Personal information
- Full name: Nangila Naomi van Eyck
- Date of birth: 13 July 1984 (age 42)
- Place of birth: Dordrecht, Netherlands
- Height: 1.65 m (5 ft 5 in)
- Position: Striker

Senior career*
- Years: Team / Apps / (Gls)
- 1998–?: DWO
- KFC '71
- Saestum
- 2007–2008: ADO Den Haag
- 2008–2012: Heerenveen / 54 / (14)
- 2012–2016: Meppen / 54 / (33)

International career
- 2005–2013: Netherlands / 37 / (6)

Managerial career
- 2020–: HHC Hardenberg Women 1

= Nangila van Eyck =

Dutch footballer

Nangila Naomi van Eyck (born 13 July 1984) is a Dutch retired football striker who last played in the 2. Bundesliga for SV Meppen.

==Club career==

At the age of 14, she started playing for SV DWO in Zoetermeer, then for KFC '71 before playing for SV Saestum of the Hoofdklasse, the highest Dutch league at the time. When the national professional league (Eredivisie) was established in 2007, she joined ADO Den Haag and later SC Heerenveen. During her time at Saestum and ADO she also participated in the UEFA European Cup / Champions League.

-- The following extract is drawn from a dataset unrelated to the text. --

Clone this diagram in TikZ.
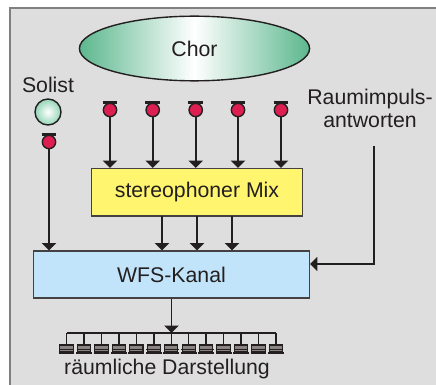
\documentclass[tikz,border=0pt]{standalone}
\usepackage{fontspec}
\setmainfont{Liberation Sans}
\usetikzlibrary{arrows.meta}
\usetikzlibrary{shapes.geometric}
\usetikzlibrary{positioning}
\definecolor{panelgray}{HTML}{DEDEDE}
\definecolor{inkdark}{HTML}{231F20}
\definecolor{chorgreen}{HTML}{5CB78E}
\definecolor{solistgreen}{HTML}{93D5B8}
\definecolor{micred}{HTML}{DC1E50}
\definecolor{mixyellow}{HTML}{FFF56E}
\definecolor{wfsblue}{HTML}{C2E4FA}
\definecolor{spkgray}{HTML}{8A8583}

\begin{document}
\begin{tikzpicture}[
    x=0.02cm, y=-0.02cm,
    mic/.style={circle, draw=inkdark, line width=0.8pt, fill=micred, minimum size=7.6pt, inner sep=0pt},
    block/.style={rectangle, draw=inkdark!85, line width=0.8pt, inner sep=0pt, font=\fontsize{12.1}{14}\selectfont, text=inkdark},
    caption/.style={font=\fontsize{12.1}{13.2}\selectfont, text=inkdark, inner sep=0pt, align=center},
    speaker/.style={rectangle, draw=inkdark, line width=0.6pt, fill=spkgray, minimum width=7.6pt, minimum height=4pt, inner sep=0pt},
    sig/.style={draw=inkdark, line width=1.1pt, -{Triangle[length=4.2pt, width=8pt]}},
    >=stealth
]
\useasboundingbox (0,0) rectangle (436,385);

% --- Panel ---
\draw[draw=gray, line width=0.7pt, fill=panelgray] (10,8) rectangle (440,390);

% --- Sources ---
\node[ellipse, draw=inkdark, line width=0.8pt, minimum width=131pt, minimum height=36.8pt, inner sep=0pt,
      left color=chorgreen, right color=chorgreen, middle color=white] (chor) at (194.5,48.5) {};
\node[caption] (chortext) at (chor.center) {Chor};
\node[caption] (solist) at (48,84.5) {Solist};
\node[circle, draw=inkdark, line width=0.8pt, minimum size=14.8pt, inner sep=0pt,
      inner color=white, outer color=solistgreen] (solistball) at (48,112) {};
\node[caption] (raum) at (370,108.5) {Raumimpuls-\\antworten};

% --- Blocks ---
\node[block, fill=mixyellow, minimum width=120.2pt, minimum height=26.9pt] (mix) at (197,192.3) {stereophoner Mix};
\node[block, fill=wfsblue, minimum width=157pt, minimum height=26.6pt] (wfs) at (171.5,274.5) {WFS-Kanal};

% --- Microphones ---
\node[mic] (solomic) at (49,142) {};
\draw[inkdark, line width=1.7pt] ([xshift=-4.2pt]solomic.north) -- ([xshift=4.2pt]solomic.north);
\draw[sig] (solomic.south) -- (solomic.south |- wfs.north);

\foreach \i/\x in {1/110,2/152.7,3/195.7,4/238,5/281}
{
    \node[mic] (mic\i) at (\x,110) {};
    \draw[inkdark, line width=1.7pt] ([xshift=-4.2pt]mic\i.north) -- ([xshift=4.2pt]mic\i.north);
    \draw[sig] (mic\i.south) -- (mic\i.south |- mix.north);
}

% --- Mix to WFS ---
\foreach \i/\x in {1/162,2/197,3/232}
{
    \coordinate (mixout\i) at (\x,216);
    \draw[sig] (mixout\i) -- (mixout\i |- wfs.north);
}

% --- Room responses ---
\coordinate (raumout) at (374,146);
\coordinate (raumknee) at (374,264);
\coordinate (wfsin) at (310,264);
\draw[sig, line width=0.9pt] (raumout) -- (raumknee) -- (wfsin);

% --- Speaker row ---
\coordinate (busl) at (66.5,333);
\coordinate (busr) at (276,333);
\foreach \i in {1,...,13}
{
    \pgfmathsetmacro\spkx{66.5+(\i-1)*17.46}
    \node[speaker] (spk\i) at (\spkx,348.5) {};
    \draw[inkdark, line width=1.1pt] ([xshift=-4.5pt]spk\i.south) -- ([xshift=4.5pt]spk\i.south);
    \draw[inkdark, line width=0.6pt] ([xshift=-4.2pt, yshift=2pt]spk\i.south) -- ([xshift=4.2pt, yshift=2pt]spk\i.south);
    \draw[inkdark, line width=0.8pt] (spk\i.north) -- (spk\i.north |- busl);
}
\draw[inkdark, line width=0.8pt] (busl) -- (busr);
\draw[sig] (wfs.south) -- (wfs.south |- busl);

\node[caption] (darst) at (167,369) {räumliche Darstellung};

\end{tikzpicture}
\end{document}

In 2012 she joined German 2. Bundesliga club SV Meppen, scoring a total of 40 goals in 60 matches (league and cup combined) until 2015. Van Eyck scored twice on her league debut against Turbine Potsdam II on 2 September 2012, scoring in the 61st and 80th minute. She scored 5 goals against Magdeburger FFC on 19 October 2014. Van Eyck scored four goals against Holsten Kiel on 26 April 2015.

==Managerial career==

On 10 August 2020, Van Eyck was announced as the new manager of HHC Hardenberg Women 1. On 6 February 2021, it was announced that HHC Hardenberg had extended her contract by one season.

==International career==

She was also a member of the Netherlands national team. She made her debut on 16 February 2005 against Spain and played 37 matches for the national team, her last on 9 February 2013 against Belgium.

==Personal life==

She also has Surinamese heritage.

===International goals===
Scores and results list the Netherlands goal tally first.

| Goal | Date | Venue | Opponent | Score | Result | Competition |
|---|---|---|---|---|---|---|
| 1. | 19 April 2005 | Sportpark Berg & Bos, Apeldoorn, Netherlands | Canada | 1–1 | 1–1 | Friendly |
| 2. | 22 November 2006 | Mitsubishi Forklift Stadion, Almere, Netherlands | Russia | 5–0 | 5–0 | Friendly |
| 3. | 9 May 2007 | Herti Allmend Stadion, Zug, Switzerland | Switzerland | 2–1 | 2–2 | 2009 UEFA Women's Euro qualification |
| 4. | 12 March 2008 | GSP Stadium, Nicosia, Cyprus | Japan | 1–0 | 1–2 | 2008 Cyprus Women's Cup |
| 5. | 4 May 2008 | Univé Stadion, Emmen, Netherlands | China | 1–0 | 2–2 | Friendly |
| (6.)* | 1 June 2012 | Woezik, Wijchen, Netherlands | North Korea | 3–1 | 4–1 | Friendly |
| 6. | 5 June 2012 | Golden Tulip Victoria, Hoenderloo, Netherlands | North Korea | 1–0 | 2–0 | Friendly |

- Note: Match not considered as an official friendly.